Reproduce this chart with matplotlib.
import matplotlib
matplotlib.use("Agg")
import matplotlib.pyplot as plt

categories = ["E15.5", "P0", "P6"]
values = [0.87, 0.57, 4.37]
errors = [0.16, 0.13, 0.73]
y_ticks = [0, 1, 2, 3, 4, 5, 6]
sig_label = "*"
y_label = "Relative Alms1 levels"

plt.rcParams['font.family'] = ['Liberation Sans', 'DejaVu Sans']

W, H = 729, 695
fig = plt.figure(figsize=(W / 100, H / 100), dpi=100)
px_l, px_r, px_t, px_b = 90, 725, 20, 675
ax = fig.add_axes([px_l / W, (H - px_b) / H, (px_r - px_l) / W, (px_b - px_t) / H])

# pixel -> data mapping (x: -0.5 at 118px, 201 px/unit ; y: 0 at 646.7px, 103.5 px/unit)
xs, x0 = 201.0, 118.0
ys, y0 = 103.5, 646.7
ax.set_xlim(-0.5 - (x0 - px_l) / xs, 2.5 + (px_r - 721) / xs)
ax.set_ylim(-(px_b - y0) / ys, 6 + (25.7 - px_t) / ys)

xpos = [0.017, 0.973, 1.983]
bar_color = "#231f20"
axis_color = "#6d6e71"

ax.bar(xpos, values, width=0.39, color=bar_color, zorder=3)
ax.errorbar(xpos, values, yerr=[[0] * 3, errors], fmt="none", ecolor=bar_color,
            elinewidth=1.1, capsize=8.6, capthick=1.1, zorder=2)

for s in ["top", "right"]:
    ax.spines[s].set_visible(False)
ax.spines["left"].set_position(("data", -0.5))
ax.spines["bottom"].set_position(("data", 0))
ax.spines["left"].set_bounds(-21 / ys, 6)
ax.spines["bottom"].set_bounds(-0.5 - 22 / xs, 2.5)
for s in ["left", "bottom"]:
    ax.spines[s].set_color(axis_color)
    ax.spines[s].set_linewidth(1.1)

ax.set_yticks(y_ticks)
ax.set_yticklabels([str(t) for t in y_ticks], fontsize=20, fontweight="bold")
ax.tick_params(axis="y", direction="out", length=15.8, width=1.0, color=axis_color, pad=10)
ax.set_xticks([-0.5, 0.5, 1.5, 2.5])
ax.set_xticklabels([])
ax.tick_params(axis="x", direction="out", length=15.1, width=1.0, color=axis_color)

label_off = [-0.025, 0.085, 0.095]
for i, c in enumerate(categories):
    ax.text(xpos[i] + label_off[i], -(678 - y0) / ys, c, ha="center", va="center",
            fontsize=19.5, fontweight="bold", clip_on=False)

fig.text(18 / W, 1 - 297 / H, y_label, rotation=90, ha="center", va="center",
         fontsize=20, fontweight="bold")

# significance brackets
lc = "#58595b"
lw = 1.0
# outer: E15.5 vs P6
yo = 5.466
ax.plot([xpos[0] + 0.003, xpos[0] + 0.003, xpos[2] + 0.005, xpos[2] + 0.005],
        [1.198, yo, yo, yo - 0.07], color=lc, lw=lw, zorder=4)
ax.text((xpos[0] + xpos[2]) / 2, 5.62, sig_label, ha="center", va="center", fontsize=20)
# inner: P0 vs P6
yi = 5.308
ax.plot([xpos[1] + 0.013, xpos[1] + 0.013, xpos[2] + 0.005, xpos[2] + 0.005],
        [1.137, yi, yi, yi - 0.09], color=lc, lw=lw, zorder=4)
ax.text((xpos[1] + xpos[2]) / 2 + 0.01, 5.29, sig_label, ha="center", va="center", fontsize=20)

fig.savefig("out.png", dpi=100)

· · · · · · ·

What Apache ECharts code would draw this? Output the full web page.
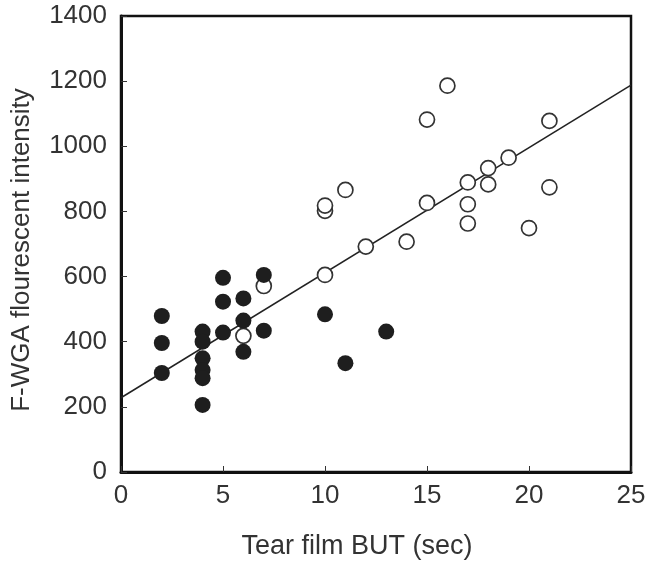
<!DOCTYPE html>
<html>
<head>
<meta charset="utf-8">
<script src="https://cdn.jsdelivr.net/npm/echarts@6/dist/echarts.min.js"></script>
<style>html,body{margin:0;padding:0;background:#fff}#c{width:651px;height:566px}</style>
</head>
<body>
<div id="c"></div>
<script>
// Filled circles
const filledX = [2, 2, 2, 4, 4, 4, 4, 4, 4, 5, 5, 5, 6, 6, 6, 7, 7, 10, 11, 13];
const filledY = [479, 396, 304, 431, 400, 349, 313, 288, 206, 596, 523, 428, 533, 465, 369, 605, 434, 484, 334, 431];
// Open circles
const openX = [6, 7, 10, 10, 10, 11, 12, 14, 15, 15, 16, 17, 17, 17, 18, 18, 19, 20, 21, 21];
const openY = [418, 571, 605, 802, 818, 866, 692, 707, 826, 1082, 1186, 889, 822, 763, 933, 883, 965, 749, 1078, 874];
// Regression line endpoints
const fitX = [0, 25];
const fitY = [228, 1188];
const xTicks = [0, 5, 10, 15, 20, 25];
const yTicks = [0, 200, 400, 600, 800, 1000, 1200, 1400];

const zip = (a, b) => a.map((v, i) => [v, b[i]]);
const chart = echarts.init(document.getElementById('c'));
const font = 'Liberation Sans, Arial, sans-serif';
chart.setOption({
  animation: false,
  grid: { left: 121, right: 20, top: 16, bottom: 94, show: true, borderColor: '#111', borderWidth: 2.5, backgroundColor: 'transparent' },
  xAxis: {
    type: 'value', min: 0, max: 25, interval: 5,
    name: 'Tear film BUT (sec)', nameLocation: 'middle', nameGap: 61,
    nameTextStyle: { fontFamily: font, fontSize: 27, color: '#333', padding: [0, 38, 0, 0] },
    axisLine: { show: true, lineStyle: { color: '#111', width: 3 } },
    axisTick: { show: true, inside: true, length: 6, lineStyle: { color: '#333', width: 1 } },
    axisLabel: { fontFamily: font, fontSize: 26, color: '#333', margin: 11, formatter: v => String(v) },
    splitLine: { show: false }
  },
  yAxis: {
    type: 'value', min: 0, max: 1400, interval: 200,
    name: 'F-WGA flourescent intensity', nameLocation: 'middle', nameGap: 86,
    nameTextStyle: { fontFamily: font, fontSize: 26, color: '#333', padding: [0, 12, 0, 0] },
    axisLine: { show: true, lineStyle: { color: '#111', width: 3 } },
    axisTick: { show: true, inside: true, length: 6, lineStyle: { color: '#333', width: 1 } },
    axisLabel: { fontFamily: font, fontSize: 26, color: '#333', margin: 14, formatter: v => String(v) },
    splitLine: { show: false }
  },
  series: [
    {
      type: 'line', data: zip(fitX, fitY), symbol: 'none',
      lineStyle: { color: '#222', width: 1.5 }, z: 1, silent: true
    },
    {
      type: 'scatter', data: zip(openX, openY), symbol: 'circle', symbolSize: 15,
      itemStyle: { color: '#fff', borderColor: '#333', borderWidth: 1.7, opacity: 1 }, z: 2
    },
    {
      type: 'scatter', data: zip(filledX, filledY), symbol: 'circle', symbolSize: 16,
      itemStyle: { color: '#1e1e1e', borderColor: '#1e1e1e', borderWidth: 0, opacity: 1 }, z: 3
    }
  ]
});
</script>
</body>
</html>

· · · · · · ·

Between the line with "What Apache ECharts" and the line with "const yTicks = [0, 200, 400, 600, 800, 1000, 1200, 1400];", ends included, lies the span to copy exactly; copy nothing else and leave out the pictures.

* _The response_:
What Apache ECharts code would draw this? Output the full web page.
<!DOCTYPE html>
<html>
<head>
<meta charset="utf-8">
<script src="https://cdn.jsdelivr.net/npm/echarts@6/dist/echarts.min.js"></script>
<style>html,body{margin:0;padding:0;background:#fff}#c{width:651px;height:566px}</style>
</head>
<body>
<div id="c"></div>
<script>
// Filled circles
const filledX = [2, 2, 2, 4, 4, 4, 4, 4, 4, 5, 5, 5, 6, 6, 6, 7, 7, 10, 11, 13];
const filledY = [479, 396, 304, 431, 400, 349, 313, 288, 206, 596, 523, 428, 533, 465, 369, 605, 434, 484, 334, 431];
// Open circles
const openX = [6, 7, 10, 10, 10, 11, 12, 14, 15, 15, 16, 17, 17, 17, 18, 18, 19, 20, 21, 21];
const openY = [418, 571, 605, 802, 818, 866, 692, 707, 826, 1082, 1186, 889, 822, 763, 933, 883, 965, 749, 1078, 874];
// Regression line endpoints
const fitX = [0, 25];
const fitY = [228, 1188];
const xTicks = [0, 5, 10, 15, 20, 25];
const yTicks = [0, 200, 400, 600, 800, 1000, 1200, 1400];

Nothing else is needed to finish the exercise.